◆ **DATA LINES**:

— BEGIN —

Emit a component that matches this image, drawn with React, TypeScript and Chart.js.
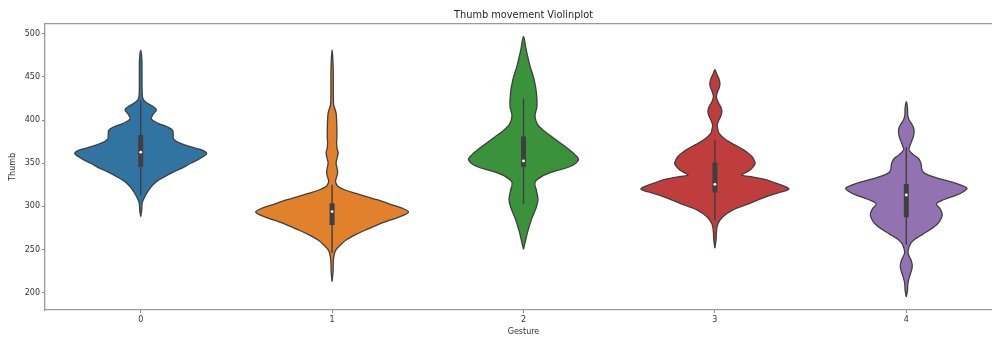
import React, { useEffect, useRef } from "react";
import { Chart, registerables } from "chart.js";

Chart.register(...registerables);

const categories = ["0", "1", "2", "3", "4"];
const yTicks = [200, 250, 300, 350, 400, 450, 500];
const colors = ["#3274a1", "#e1812c", "#3a923a", "#c03d3e", "#9372b2"];

// density profiles: values (Thumb) and half widths (pixels at the reference scale, 191.5 px per category)
const v0Vals = [288, 296, 304, 311, 317, 323, 329, 334.5, 340, 344, 350, 354, 358, 361.6, 365, 368, 373, 378, 383, 388, 392, 396, 401, 406, 412, 416, 420, 424, 430, 450, 470, 481];
const v0Half = [0, 1, 1.5, 4, 7, 10.7, 16, 24, 33, 40.7, 50, 57, 63, 66, 62, 53, 40, 33, 32.5, 32, 27, 18, 10.7, 12, 15.7, 12, 6, 2.5, 1.5, 1.3, 1.2, 0];

const v1Vals = [212.8, 225, 238, 246, 250, 255, 261, 267, 273, 279, 284, 289, 293.5, 298, 303, 307.5, 311, 315, 319, 323, 327, 330, 334, 339, 344, 350, 356, 362, 367, 373, 380, 390, 400, 408, 414, 418, 430, 460, 481.4];
const v1Half = [0, 1, 1.3, 2.5, 4, 8, 14, 23, 34, 46, 58, 70, 76.5, 70, 57, 46, 35, 24, 13, 6, 3.8, 3.5, 4.5, 5.5, 5, 4, 5, 6, 5, 4.5, 4.8, 4.8, 4.5, 4, 2.5, 1.5, 1.2, 1.1, 0];

const v2Vals = [250.3, 260, 270, 285, 298, 308, 318, 328, 334.5, 340.3, 346.2, 353.9, 359.7, 369.3, 380.9, 388, 395, 405, 416, 431, 446.7, 462, 481.4, 496.9];
const v2Half = [0, 2, 4, 8, 12.5, 14.5, 13, 11.5, 18, 30, 46.7, 55, 51.7, 41.7, 28, 20, 14, 11.5, 13.5, 13, 10.7, 6.7, 2.7, 0];

const v3Vals = [251.5, 262, 270, 280, 288, 296, 303.6, 311, 316, 320, 324, 327, 331, 334, 336.5, 340, 343, 347, 350, 354, 358, 362, 365.5, 370, 373, 379, 385, 390, 394.5, 400, 405, 410, 415, 420, 427, 434, 438, 443, 448, 453, 458.3];
const v3Half = [0, 1.2, 1.5, 3, 8, 18, 35, 51, 64, 74, 68, 61, 51, 38, 27, 32, 36, 39, 40.3, 39, 37, 33, 28.7, 22, 17, 9, 4, 2.8, 2.3, 4, 6, 7, 6, 3.5, 1.5, 3, 4.5, 5, 4, 2, 0];

const v4Vals = [195.3, 203, 210, 218, 225, 231, 237, 242, 246, 250, 254, 258, 262, 266, 270, 276, 282, 290, 297, 303, 308, 313, 317, 321, 325, 329, 334, 338, 342, 348, 352, 356, 360, 365.5, 370, 376, 382, 387, 392, 397, 401, 406, 414, 421.5];
const v4Half = [0, 1.2, 1.5, 3, 5, 6, 5, 3, 1.7, 2, 3, 5, 8.5, 14, 19.5, 27.5, 33, 36, 34, 30, 38, 50, 57, 60.7, 54, 43, 28, 19, 15.7, 15, 14, 11.7, 7, 2.7, 3.5, 5.5, 7.3, 7.8, 7, 4.5, 2.5, 1.4, 1.2, 0];

const violinVals = [v0Vals, v1Vals, v2Vals, v3Vals, v4Vals];
const violinHalf = [v0Half, v1Half, v2Half, v3Half, v4Half];

const q1 = [346, 278.5, 346, 316.2, 287.4];
const q3 = [382.8, 303.6, 380.9, 351, 326];
const medians = [362.8, 294, 352.7, 325.6, 313.2];
const whiskerLow = [313, 246, 302.8, 284, 255.8];
const whiskerHigh = [423, 325, 425.4, 377, 369];

const PX_PER_CAT = 191.5;
const FONT = "'DejaVu Sans', sans-serif";

export default function App() {
  const ref = useRef<HTMLCanvasElement | null>(null);

  useEffect(() => {
    const canvas = ref.current;
    if (!canvas) return;

    const datasets: any[] = [];

    violinVals.forEach((vals, i) => {
      const half = violinHalf[i];
      const right = vals.map((y, k) => ({ x: i + half[k] / PX_PER_CAT, y }));
      const left = vals
        .slice(0, -1)
        .map((y, k) => ({ x: i - half[k] / PX_PER_CAT, y }))
        .reverse();
      datasets.push({
        type: "line",
        label: "violin " + categories[i],
        data: [...right, ...left],
        borderColor: "#3f3f3f",
        borderWidth: 1.3,
        backgroundColor: colors[i],
        fill: "shape",
        tension: 0.35,
        pointRadius: 0,
        borderJoinStyle: "round",
        order: 10,
      });
    });

    categories.forEach((_, i) => {
      datasets.push({
        type: "line",
        label: "whisker " + i,
        data: [
          { x: i, y: whiskerLow[i] },
          { x: i, y: whiskerHigh[i] },
        ],
        borderColor: "#3f3f3f",
        borderWidth: 1.4,
        pointRadius: 0,
        fill: false,
        order: 5,
      });
      datasets.push({
        type: "line",
        label: "box " + i,
        data: [
          { x: i, y: q1[i] },
          { x: i, y: q3[i] },
        ],
        borderColor: "#3f3f3f",
        borderWidth: 5,
        borderCapStyle: "butt",
        pointRadius: 0,
        fill: false,
        order: 4,
      });
      datasets.push({
        type: "scatter",
        label: "median " + i,
        data: [{ x: i, y: medians[i] }],
        pointRadius: 1.4,
        pointBackgroundColor: "#ffffff",
        pointBorderWidth: 0,
        borderWidth: 0,
        order: 1,
      });
    });

    const chart = new Chart(canvas, {
      type: "line",
      data: { datasets },
      options: {
        animation: false,
        responsive: false,
        maintainAspectRatio: false,
        events: [],
        layout: { padding: { left: 0, right: 8, top: 0, bottom: 0 } },
        plugins: {
          legend: { display: false },
          tooltip: { enabled: false },
          title: {
            display: true,
            text: "Thumb movement Violinplot",
            fullSize: false,
            color: "#262626",
            font: { family: FONT, size: 9.8, weight: "normal" },
            padding: { top: 9.5, bottom: 2.5 },
          },
        },
        scales: {
          x: {
            type: "linear",
            min: -0.5,
            max: 4.5,
            afterBuildTicks: (s: any) => {
              s.ticks = categories.map((_, i) => ({ value: i }));
            },
            afterFit: (s: any) => {
              s.height = 28;
            },
            ticks: {
              callback: (v: any) => categories[Math.round(Number(v))] ?? "",
              color: "#333",
              font: { family: FONT, size: 8 },
              padding: 2,
              maxRotation: 0,
              autoSkip: false,
            },
            grid: {
              display: true,
              drawOnChartArea: false,
              drawTicks: true,
              tickLength: 3,
              tickColor: "#888",
              tickWidth: 1,
            },
            border: { display: true, color: "#9a9a9a", width: 1.3 },
            title: {
              display: true,
              text: "Gesture",
              color: "#333",
              font: { family: FONT, size: 8 },
              padding: { top: 0, bottom: 1 },
            },
          },
          x2: {
            type: "linear",
            position: "top",
            min: -0.5,
            max: 4.5,
            afterFit: (s: any) => {
              s.height = 0;
            },
            ticks: { display: false },
            grid: { display: false, drawTicks: false },
            border: { display: true, color: "#9a9a9a", width: 1.3 },
          },
          y: {
            type: "linear",
            min: 180,
            max: 511.6,
            afterBuildTicks: (s: any) => {
              s.ticks = yTicks.map((v) => ({ value: v }));
            },
            afterFit: (s: any) => {
              s.width = 45;
            },
            ticks: {
              color: "#333",
              font: { family: FONT, size: 8 },
              padding: 2,
            },
            grid: {
              display: true,
              drawOnChartArea: false,
              drawTicks: true,
              tickLength: 3,
              tickColor: "#888",
              tickWidth: 1,
            },
            border: { display: true, color: "#9a9a9a", width: 1.3 },
            title: {
              display: true,
              text: "Thumb",
              color: "#333",
              font: { family: FONT, size: 8 },
              padding: { top: 8.5, bottom: 0 },
            },
          },
        },
      } as any,
    });

    return () => chart.destroy();
  }, []);

  return (
    <div
      style={{
        position: "fixed",
        left: 0,
        top: 0,
        width: 992,
        height: 338,
        overflow: "hidden",
        background: "#ffffff",
      }}
    >
      <canvas ref={ref} width={1010} height={338} style={{ display: "block", width: 1010, height: 338 }} />
    </div>
  );
}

— END —

◆ **WHAT IS BEING ASKED**: Count how many lines above include the word "React" and answer with that figure only.

◆ **TASK RESPONSE**: 2